## Task requirements
Transcribe every line exactly and omit anything that is a picture.

+++ Data supplied +++

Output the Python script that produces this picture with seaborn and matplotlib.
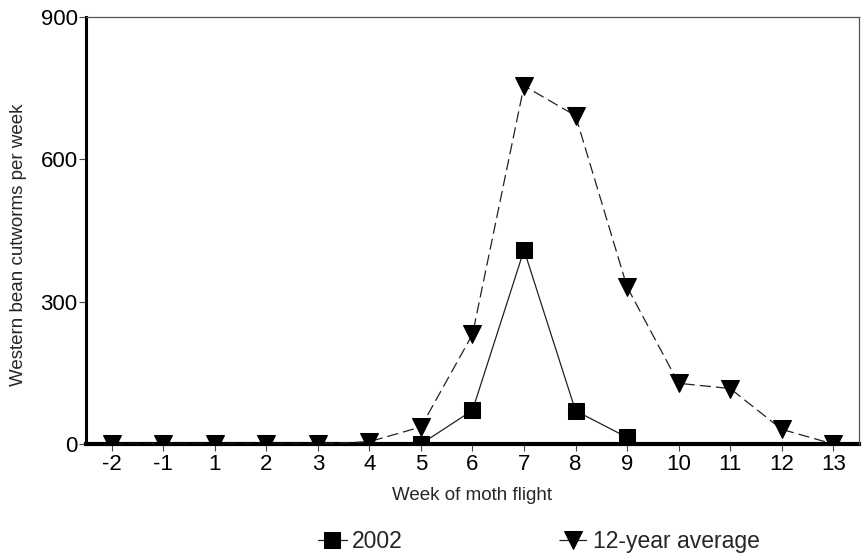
import numpy as np
import pandas as pd
import matplotlib
matplotlib.use("Agg")
import matplotlib.pyplot as plt
import seaborn as sns

weeks = ["-2", "-1", "1", "2", "3", "4", "5", "6", "7", "8", "9", "10", "11", "12", "13"]
avg_12yr = [0, 0, 0, 0, 0, 5, 36, 231, 755, 692, 331, 128, 117, 31, 0]
weeks_2002 = ["5", "6", "7", "8", "9"]
y2002 = [0, 71, 409, 70, 14]

sns.set_theme(style="white")
plt.rcParams["font.family"] = ["Liberation Sans", "DejaVu Sans"]

df_avg = pd.DataFrame({"week": weeks, "count": avg_12yr})
df_02 = pd.DataFrame({"week": weeks_2002, "count": y2002})

fig = plt.figure(figsize=(8.66, 5.60), dpi=100)
ax = fig.add_axes([0.0993, 0.2071, 0.8926, 0.7625])

# average first so the categorical axis gets every week in order
sns.lineplot(data=df_avg, x="week", y="count", sort=False, ax=ax,
             color="#222222", lw=0.9, linestyle=(0, (9, 4)),
             marker="v", markersize=13, markerfacecolor="black",
             markeredgecolor="black", label="12-year average", zorder=3)
sns.lineplot(data=df_02, x="week", y="count", sort=False, ax=ax,
             color="#222222", lw=0.9, marker="s", markersize=12,
             markerfacecolor="black", markeredgecolor="black",
             label="2002", zorder=4)

ax.set_xlim(-0.5, len(weeks) - 0.5)
ax.set_ylim(0, 900)
ax.set_yticks([0, 300, 600, 900])
ax.set_xlabel("Week of moth flight", fontsize=13.5, labelpad=9)
ax.set_ylabel("Western bean cutworms per week", fontsize=13.5)
ax.yaxis.set_label_coords(-0.076, 0.466)
ax.tick_params(axis="both", labelsize=16, colors="#444444", labelcolor="black",
               direction="out", length=5, width=0.8, left=True, bottom=True)
ax.tick_params(axis="x", pad=2)
ax.tick_params(axis="y", pad=1)

for side in ["top", "right"]:
    ax.spines[side].set_color("#555555")
    ax.spines[side].set_linewidth(0.9)
ax.spines["left"].set_color("black")
ax.spines["left"].set_linewidth(2.2)
ax.spines["bottom"].set_color("black")
ax.spines["bottom"].set_linewidth(3)
ax.spines["bottom"].set_zorder(2)

handles, labels = ax.get_legend_handles_labels()
ax.get_legend().remove()
order = [1, 0]
fig.legend([handles[i] for i in order], [labels[i] for i in order],
           loc="lower center", bbox_to_anchor=(0.622, -0.025), ncol=2,
           frameon=False, fontsize=16.5, handlelength=1.3, handletextpad=0.2,
           columnspacing=6.8)

fig.savefig("out.png", dpi=100)
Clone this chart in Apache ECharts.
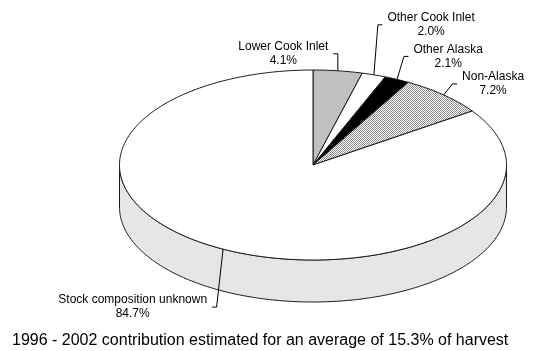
<!DOCTYPE html>
<html>
<head>
<meta charset="utf-8">
<script src="https://cdn.jsdelivr.net/npm/echarts@6/dist/echarts.min.js"></script>
<style>
  html, body { margin: 0; padding: 0; background: #fff; }
  #chart { width: 552px; height: 351px; }
</style>
</head>
<body>
<div id="chart"></div>
<script>
// Harvest contribution by stock of origin (percent)
const sliceNames = ['Lower Cook Inlet', 'Other Cook Inlet', 'Other Alaska', 'Non-Alaska', 'Stock composition unknown'];
const sliceShares = [4.1, 2.0, 2.1, 7.2, 84.7];
const caption = '1996 - 2002 contribution estimated for an average of 15.3% of harvest';

const FONT = '"Liberation Sans", Arial, Helvetica, sans-serif';

// Tilted pie: ellipse centre, radii and rim thickness
const PIE = { cx: 313, cy: 165, rx: 193.5, ry: 95, depth: 42 };

// Fine stipple used for the Non-Alaska wedge
const stipple = (() => {
  const c = document.createElement('canvas');
  c.width = c.height = 4;
  const g = c.getContext('2d');
  g.fillStyle = '#ffffff';
  g.fillRect(0, 0, 4, 4);
  g.fillStyle = '#8a8a8a';
  for (let y = 0; y < 4; y++) for (let x = 0; x < 4; x++) if ((x + y) % 2 === 0) g.fillRect(x, y, 1, 1);
  return c;
})();

const sliceFills = ['#c0c0c0', '#ffffff', '#000000', { image: stipple, repeat: 'repeat' }, '#ffffff'];
const sideFill = '#e6e6e6';
const edgeColor = '#1a1a1a';

// Leader lines: knee offset from the rim point and the way the hook turns
const leaders = [
  { dx: 0,    dy: -17, side: -1 },
  { dx: 4,    dy: -50, side: 1 },
  { dx: 7,    dy: -23, side: 1 },
  { dx: 9,    dy: -11, side: 1 },
  { dx: -6.5, dy: 58,  side: -1 }
];
const HOOK = 4.5, GAP = 5, LABEL_SIZE = 12, LABEL_LH = 14;

const measureCtx = document.createElement('canvas').getContext('2d');
measureCtx.font = LABEL_SIZE + 'px ' + FONT;

const total = sliceShares.reduce((a, b) => a + b, 0);
const starts = [];
sliceShares.reduce((acc, v, i) => { starts[i] = acc; return acc + v; }, 0);

// angle in degrees, clockwise from 12 o'clock
function rim(deg, drop) {
  const t = deg * Math.PI / 180;
  return [PIE.cx + PIE.rx * Math.sin(t), PIE.cy - PIE.ry * Math.cos(t) + (drop || 0)];
}
function arc(a, b, drop) {
  const pts = [];
  const n = Math.max(2, Math.ceil(Math.abs(b - a)));
  for (let k = 0; k <= n; k++) pts.push(rim(a + (b - a) * k / n, drop));
  return pts;
}

function renderItem(params, api) {
  const i = params.dataIndex;
  const v = api.value(0);
  const a0 = starts[i] / total * 360;
  const a1 = (starts[i] + v) / total * 360;
  const children = [];

  // visible rim (front half of the pie)
  const s0 = Math.max(a0, 90), s1 = Math.min(a1, 270);
  if (s0 < s1) {
    const pts = arc(s0, s1, 0).concat(arc(s1, s0, PIE.depth));
    children.push({
      type: 'polygon', z2: 1,
      shape: { points: pts },
      style: { fill: sideFill, stroke: edgeColor, lineWidth: 1 }
    });
  }

  // top face
  children.push({
    type: 'polygon', z2: 2,
    shape: { points: [[PIE.cx, PIE.cy]].concat(arc(a0, a1, 0)) },
    style: { fill: sliceFills[i], stroke: edgeColor, lineWidth: 1 }
  });

  // leader line from the middle of the wedge's rim
  const L = leaders[i];
  const p = rim((a0 + a1) / 2, 0);
  const knee = [p[0] + L.dx, p[1] + L.dy];
  const hookEnd = [knee[0] + L.side * HOOK, knee[1]];
  children.push({
    type: 'polyline', z2: 3,
    shape: { points: [p, knee, hookEnd] },
    style: { fill: null, stroke: '#000', lineWidth: 1 }
  });

  // two-line label: name and share
  const lines = [sliceNames[i], v.toFixed(1) + '%'];
  const w = Math.max.apply(null, lines.map(s => measureCtx.measureText(s).width));
  const tx = L.side > 0 ? hookEnd[0] + GAP + w / 2 : hookEnd[0] - GAP - w / 2;
  children.push({
    type: 'text', z2: 3,
    x: tx, y: knee[1],
    style: {
      text: lines.join('\n'),
      font: LABEL_SIZE + 'px ' + FONT,
      lineHeight: LABEL_LH,
      align: 'center', verticalAlign: 'middle',
      fill: '#000'
    }
  });

  return { type: 'group', children };
}

const chart = echarts.init(document.getElementById('chart'), null, { renderer: 'canvas' });
chart.setOption({
  animation: false,
  backgroundColor: '#fff',
  title: {
    text: caption,
    left: 12, top: 333, padding: 0,
    textStyle: { fontFamily: FONT, fontSize: 16, fontWeight: 'normal', color: '#000' }
  },
  series: [{
    type: 'custom',
    coordinateSystem: 'none',
    silent: true,
    data: sliceShares.map((v, i) => ({ name: sliceNames[i], value: [v] })),
    renderItem
  }]
});
</script>
</body>
</html>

+++

## Answer for this exercise
Output the Python script that produces this picture with seaborn and matplotlib.
import numpy as np
import pandas as pd
import matplotlib
matplotlib.use("Agg")
import matplotlib.pyplot as plt
import seaborn as sns

weeks = ["-2", "-1", "1", "2", "3", "4", "5", "6", "7", "8", "9", "10", "11", "12", "13"]
avg_12yr = [0, 0, 0, 0, 0, 5, 36, 231, 755, 692, 331, 128, 117, 31, 0]
weeks_2002 = ["5", "6", "7", "8", "9"]
y2002 = [0, 71, 409, 70, 14]

sns.set_theme(style="white")
plt.rcParams["font.family"] = ["Liberation Sans", "DejaVu Sans"]

df_avg = pd.DataFrame({"week": weeks, "count": avg_12yr})
df_02 = pd.DataFrame({"week": weeks_2002, "count": y2002})

fig = plt.figure(figsize=(8.66, 5.60), dpi=100)
ax = fig.add_axes([0.0993, 0.2071, 0.8926, 0.7625])

# average first so the categorical axis gets every week in order
sns.lineplot(data=df_avg, x="week", y="count", sort=False, ax=ax,
             color="#222222", lw=0.9, linestyle=(0, (9, 4)),
             marker="v", markersize=13, markerfacecolor="black",
             markeredgecolor="black", label="12-year average", zorder=3)
sns.lineplot(data=df_02, x="week", y="count", sort=False, ax=ax,
             color="#222222", lw=0.9, marker="s", markersize=12,
             markerfacecolor="black", markeredgecolor="black",
             label="2002", zorder=4)

ax.set_xlim(-0.5, len(weeks) - 0.5)
ax.set_ylim(0, 900)
ax.set_yticks([0, 300, 600, 900])
ax.set_xlabel("Week of moth flight", fontsize=13.5, labelpad=9)
ax.set_ylabel("Western bean cutworms per week", fontsize=13.5)
ax.yaxis.set_label_coords(-0.076, 0.466)
ax.tick_params(axis="both", labelsize=16, colors="#444444", labelcolor="black",
               direction="out", length=5, width=0.8, left=True, bottom=True)
ax.tick_params(axis="x", pad=2)
ax.tick_params(axis="y", pad=1)

for side in ["top", "right"]:
    ax.spines[side].set_color("#555555")
    ax.spines[side].set_linewidth(0.9)
ax.spines["left"].set_color("black")
ax.spines["left"].set_linewidth(2.2)
ax.spines["bottom"].set_color("black")
ax.spines["bottom"].set_linewidth(3)
ax.spines["bottom"].set_zorder(2)

handles, labels = ax.get_legend_handles_labels()
ax.get_legend().remove()
order = [1, 0]
fig.legend([handles[i] for i in order], [labels[i] for i in order],
           loc="lower center", bbox_to_anchor=(0.622, -0.025), ncol=2,
           frameon=False, fontsize=16.5, handlelength=1.3, handletextpad=0.2,
           columnspacing=6.8)

fig.savefig("out.png", dpi=100)
Clone this chart in Apache ECharts.
<!DOCTYPE html>
<html>
<head>
<meta charset="utf-8">
<script src="https://cdn.jsdelivr.net/npm/echarts@6/dist/echarts.min.js"></script>
<style>
  html, body { margin: 0; padding: 0; background: #fff; }
  #chart { width: 552px; height: 351px; }
</style>
</head>
<body>
<div id="chart"></div>
<script>
// Harvest contribution by stock of origin (percent)
const sliceNames = ['Lower Cook Inlet', 'Other Cook Inlet', 'Other Alaska', 'Non-Alaska', 'Stock composition unknown'];
const sliceShares = [4.1, 2.0, 2.1, 7.2, 84.7];
const caption = '1996 - 2002 contribution estimated for an average of 15.3% of harvest';

const FONT = '"Liberation Sans", Arial, Helvetica, sans-serif';

// Tilted pie: ellipse centre, radii and rim thickness
const PIE = { cx: 313, cy: 165, rx: 193.5, ry: 95, depth: 42 };

// Fine stipple used for the Non-Alaska wedge
const stipple = (() => {
  const c = document.createElement('canvas');
  c.width = c.height = 4;
  const g = c.getContext('2d');
  g.fillStyle = '#ffffff';
  g.fillRect(0, 0, 4, 4);
  g.fillStyle = '#8a8a8a';
  for (let y = 0; y < 4; y++) for (let x = 0; x < 4; x++) if ((x + y) % 2 === 0) g.fillRect(x, y, 1, 1);
  return c;
})();

const sliceFills = ['#c0c0c0', '#ffffff', '#000000', { image: stipple, repeat: 'repeat' }, '#ffffff'];
const sideFill = '#e6e6e6';
const edgeColor = '#1a1a1a';

// Leader lines: knee offset from the rim point and the way the hook turns
const leaders = [
  { dx: 0,    dy: -17, side: -1 },
  { dx: 4,    dy: -50, side: 1 },
  { dx: 7,    dy: -23, side: 1 },
  { dx: 9,    dy: -11, side: 1 },
  { dx: -6.5, dy: 58,  side: -1 }
];
const HOOK = 4.5, GAP = 5, LABEL_SIZE = 12, LABEL_LH = 14;

const measureCtx = document.createElement('canvas').getContext('2d');
measureCtx.font = LABEL_SIZE + 'px ' + FONT;

const total = sliceShares.reduce((a, b) => a + b, 0);
const starts = [];
sliceShares.reduce((acc, v, i) => { starts[i] = acc; return acc + v; }, 0);

// angle in degrees, clockwise from 12 o'clock
function rim(deg, drop) {
  const t = deg * Math.PI / 180;
  return [PIE.cx + PIE.rx * Math.sin(t), PIE.cy - PIE.ry * Math.cos(t) + (drop || 0)];
}
function arc(a, b, drop) {
  const pts = [];
  const n = Math.max(2, Math.ceil(Math.abs(b - a)));
  for (let k = 0; k <= n; k++) pts.push(rim(a + (b - a) * k / n, drop));
  return pts;
}

function renderItem(params, api) {
  const i = params.dataIndex;
  const v = api.value(0);
  const a0 = starts[i] / total * 360;
  const a1 = (starts[i] + v) / total * 360;
  const children = [];

  // visible rim (front half of the pie)
  const s0 = Math.max(a0, 90), s1 = Math.min(a1, 270);
  if (s0 < s1) {
    const pts = arc(s0, s1, 0).concat(arc(s1, s0, PIE.depth));
    children.push({
      type: 'polygon', z2: 1,
      shape: { points: pts },
      style: { fill: sideFill, stroke: edgeColor, lineWidth: 1 }
    });
  }

  // top face
  children.push({
    type: 'polygon', z2: 2,
    shape: { points: [[PIE.cx, PIE.cy]].concat(arc(a0, a1, 0)) },
    style: { fill: sliceFills[i], stroke: edgeColor, lineWidth: 1 }
  });

  // leader line from the middle of the wedge's rim
  const L = leaders[i];
  const p = rim((a0 + a1) / 2, 0);
  const knee = [p[0] + L.dx, p[1] + L.dy];
  const hookEnd = [knee[0] + L.side * HOOK, knee[1]];
  children.push({
    type: 'polyline', z2: 3,
    shape: { points: [p, knee, hookEnd] },
    style: { fill: null, stroke: '#000', lineWidth: 1 }
  });

  // two-line label: name and share
  const lines = [sliceNames[i], v.toFixed(1) + '%'];
  const w = Math.max.apply(null, lines.map(s => measureCtx.measureText(s).width));
  const tx = L.side > 0 ? hookEnd[0] + GAP + w / 2 : hookEnd[0] - GAP - w / 2;
  children.push({
    type: 'text', z2: 3,
    x: tx, y: knee[1],
    style: {
      text: lines.join('\n'),
      font: LABEL_SIZE + 'px ' + FONT,
      lineHeight: LABEL_LH,
      align: 'center', verticalAlign: 'middle',
      fill: '#000'
    }
  });

  return { type: 'group', children };
}

const chart = echarts.init(document.getElementById('chart'), null, { renderer: 'canvas' });
chart.setOption({
  animation: false,
  backgroundColor: '#fff',
  title: {
    text: caption,
    left: 12, top: 333, padding: 0,
    textStyle: { fontFamily: FONT, fontSize: 16, fontWeight: 'normal', color: '#000' }
  },
  series: [{
    type: 'custom',
    coordinateSystem: 'none',
    silent: true,
    data: sliceShares.map((v, i) => ({ name: sliceNames[i], value: [v] })),
    renderItem
  }]
});
</script>
</body>
</html>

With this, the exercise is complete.